Computer Science with Applications 3

PA1: Analyzing the White House visitor logs using MapReduce

Due: Monday, April 25 at 5pm. No late chips.

You must work alone on this assignment.

You will be working with visitor logs from the White House. The attributes in this dataset are described here. Also, you can see a spreadsheet of the data here. Note there are datasets from 2009/2010, 2011, 2012, 2013, 2014, 2015, and 2016. We'll work with the data from 2009/2010.

Your task is to write MapReduce code to generate the following information:

A list of the people who visited at least ten times.
A list of the ten most frequently-visited people. The dataset has some obvious anomalies that you will want to address when you answer this question.
A list of the people who visited at least once in both 2009 and 2010.
A list of the people who were both visitors and visitees (in other words, someone whom is visited) in 2009 and 2010.

For full credit, you must write combiners for each of these tasks whenever it is possible to have a meaningful combiner.

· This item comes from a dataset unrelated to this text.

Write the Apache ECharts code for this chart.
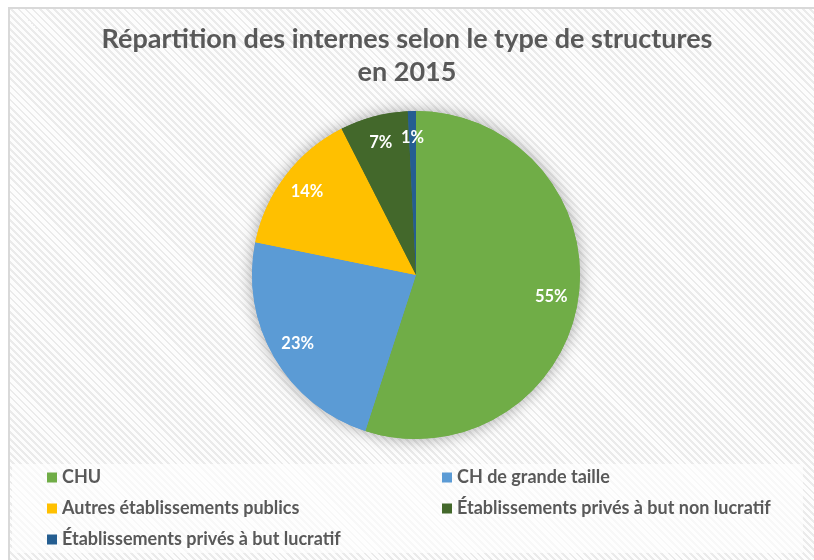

The 2009/2010 dataset is small enough that you will be able to write python code to check your answers. When you can validate the results of a MapReduce calculation using a separate, non-MapReduce approach, this gives you a high degree of confidence that your MapReduce implementation is correct. Of course, it is not particularly compelling to use MapReduce for data sets that do not need it, other than for instructional purposes. But, even for large data sets, performing this kind of double-check on a manageably small subset of the data is wise.

Write your MapReduce versions in python using mrjob. You can do your development on your VirtualBox from CS 122. Once you have everything working, you can also try running your jobs on Amazon Elastic MapReduce. See below.

To install mrjob on your VirtualBox VM:

sudo pip2 install mrjob
sudo pip3 install mrjob

If you'd like to try running one or more of your jobs on Amazon Elastic MapReduce, you'll need to wait until our lab on 4/21 that covers setup. THen, you'll be able to just add -r emr in your python command:

python script.py -r emr data.csv

Note that the -r emr has to be after the script name and before the data file name, and that this needs to be performed on a machine that has the .mrjob.conf file set up. Also, please anticipate EMR to take longer due to setup times; we still aren't performing a calculation large enough to truly benefit sufficiently to outweigh these times. (As always, be sure to confirm termination.)

There will be a post on Piazza with information about setting up git and chisubmit to submit this assignment. Place your files in a directory called pa1 in your git repository and perform the git push and chisubmit steps you did in 122. You should place your code in four python files with names task1.py, task2.py, etc.